3. Regulate the Temperature + Dress Code
Nobody likes working in an environment that’s too hot or too cold. But, unfortunately, offices use huge amounts of electricity for heating and cooling. This is especially bad if electricity comes from non-renewable energy sources such as coal or oil.
Therefore, regulate the temperature in your office. For example, instead of cooling down to 20° or 21° Celsius in the summer, keep it at 25° Celsius.
Moreover, did you know that each degree difference can save up to 5% on an energy bill? Also, you don’t need to overheat your office in the winter. But, of course, this concerns the dress code.
If you have to wear a suit at work during the summer, you will want to use the air conditioning. Therefore, as the head of an office, you might want to consider being a little more relaxed with dress codes. This will allow people to dress according to temperatures and therefore help save energy with heating and cooling.
4. Insulating the Office and Using Curtains
Another thing you can do is insulate your office. If you have old windows and doors that aren’t sealed properly, you’re wasting energy. In summer, cool air will escape, and cold air will come in from the outdoors in winter.

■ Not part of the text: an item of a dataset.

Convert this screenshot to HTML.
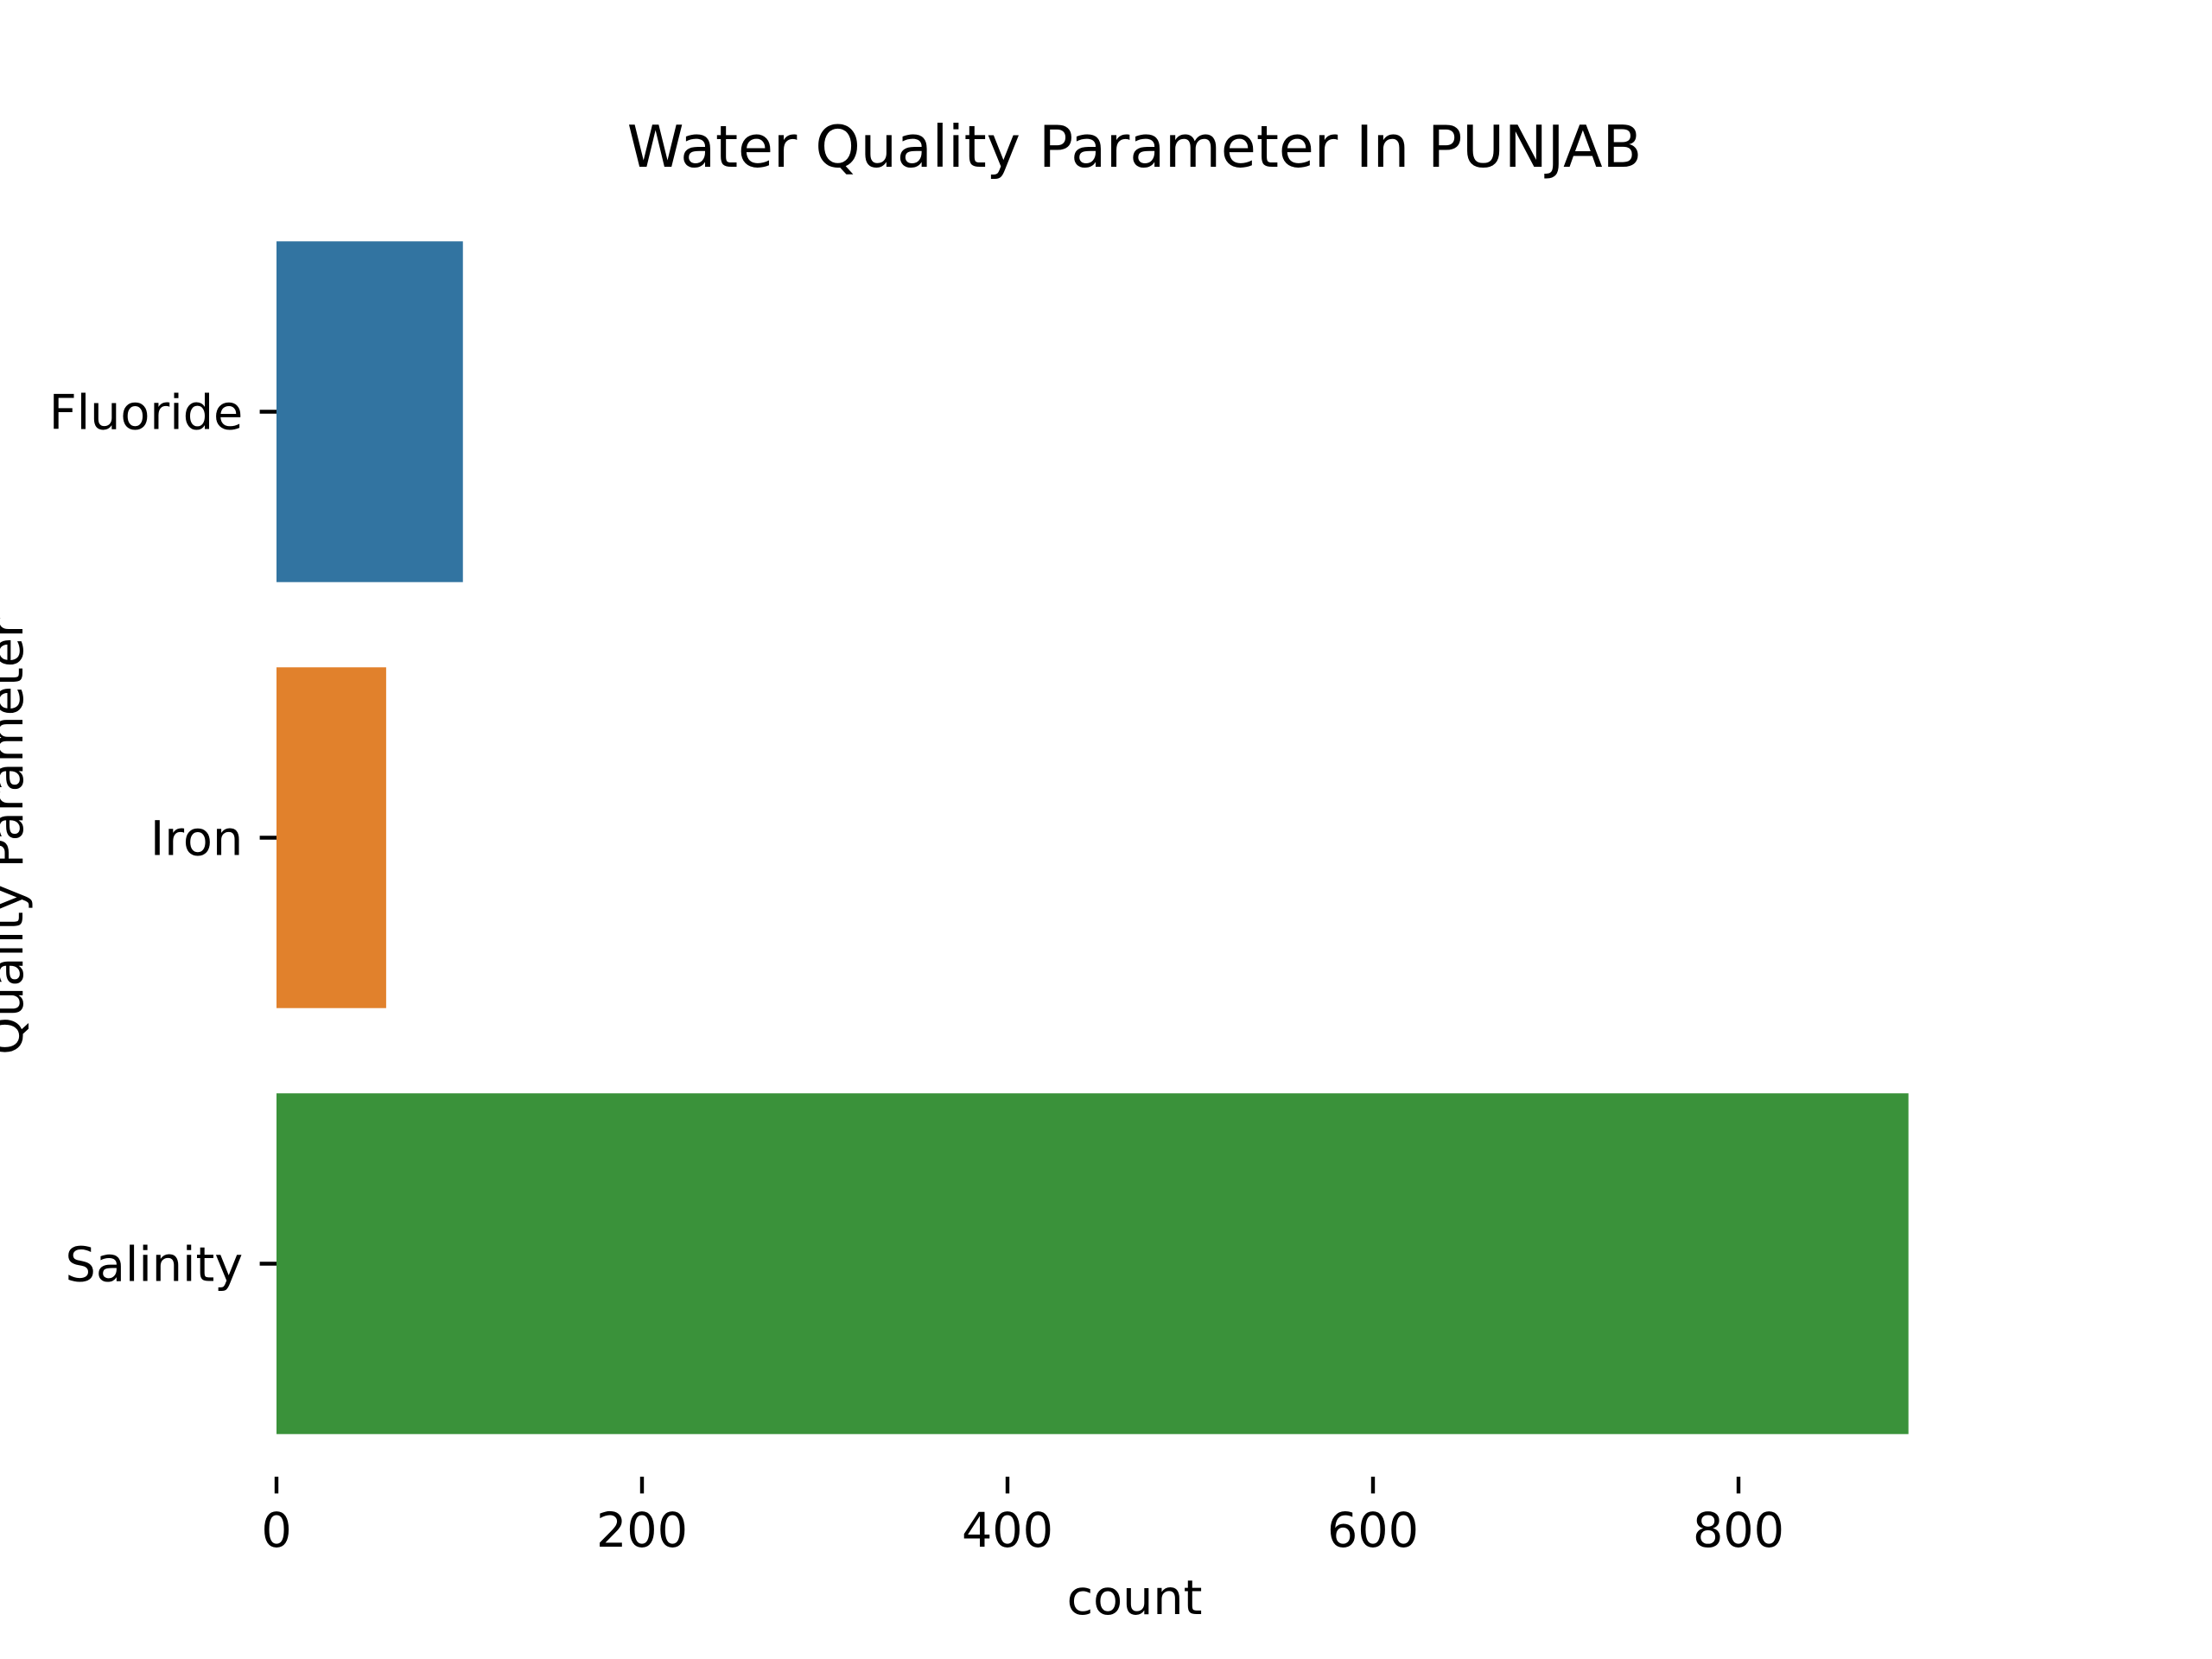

This will increase your heating and cooling costs. Therefore, consider spending a bit of money to properly insulate and seal all aspects of your office to significantly reduce heating and cooling costs – both in the short and long run.
In addition, using curtains will help as well. During summer, keep the curtains closed to keep the sunlight out. In the winter, keep the curtains open to let the sun in. This will help keep your office naturally cool or warm without using additional energy.
Another thing you can do is to digitalize everything. Paper is still required for some purposes, but its need is decreasing. Generally speaking, more or less, everything can be done electronically and digitally.
If you work in an office where you see huge stacks of paper, consider digitalizing. This will significantly reduce your office’s paper consumption. Paper is not an environmentally friendly product.
It helps if you use recycled paper; however, even recycled paper needs to be processed and transported. Recycled paper is better than paper made from raw materials, but it’s still not good for the environment. The less paper your office uses, the better.
6. Purchase Eco-Friendly Office Furniture
Something else is to purchase eco-friendly office furniture. Again, we talked about recycling, but recycling doesn’t apply just to recycling your own office materials.
You can purchase already-recycled materials that can then be recycled again. Desks, chairs, and more can all be made from recycled materials. There’s no point in buying office furniture made of raw materials when you can be much more eco-friendly. Furniture made out of recycled materials can be just as good, if not better, than furniture made of raw materials.
7. Use Energy-Efficient Appliances and Office Equipment
It’s no secret that electronic equipment uses energy. Twenty years ago, nobody thought about how much energy they used.
We’re talking about the fax machine to your printer and scanner and the fridge in the break room. Purchase equipment that is energy-saving. For every energy hog, there is an energy-friendly counterpart. You can find electronic equipment and appliances that help limit energy usage.
This is important if you work in a big office with many electronics. On a side note, turn any electronics off – not kept on standby when not in use.
8. Consider Carpooling or Alternative Transportation
Another thing to consider is transportation. For example, if you have a large office with many employees, everybody has to get there every morning and return home at night.
If every person uses their own vehicle, that is a massive waste of gasoline; it is costly and detrimental to the environment.
Therefore, encourage employees to use alternative forms of transportation. This could include public transit or, even better, a bicycle. At the very least, you could encourage employees to carpool.
We aren’t saying you have to take all these steps, but the more, the better. So you aren’t just helping the environment – you’re also cutting back on your own energy costs.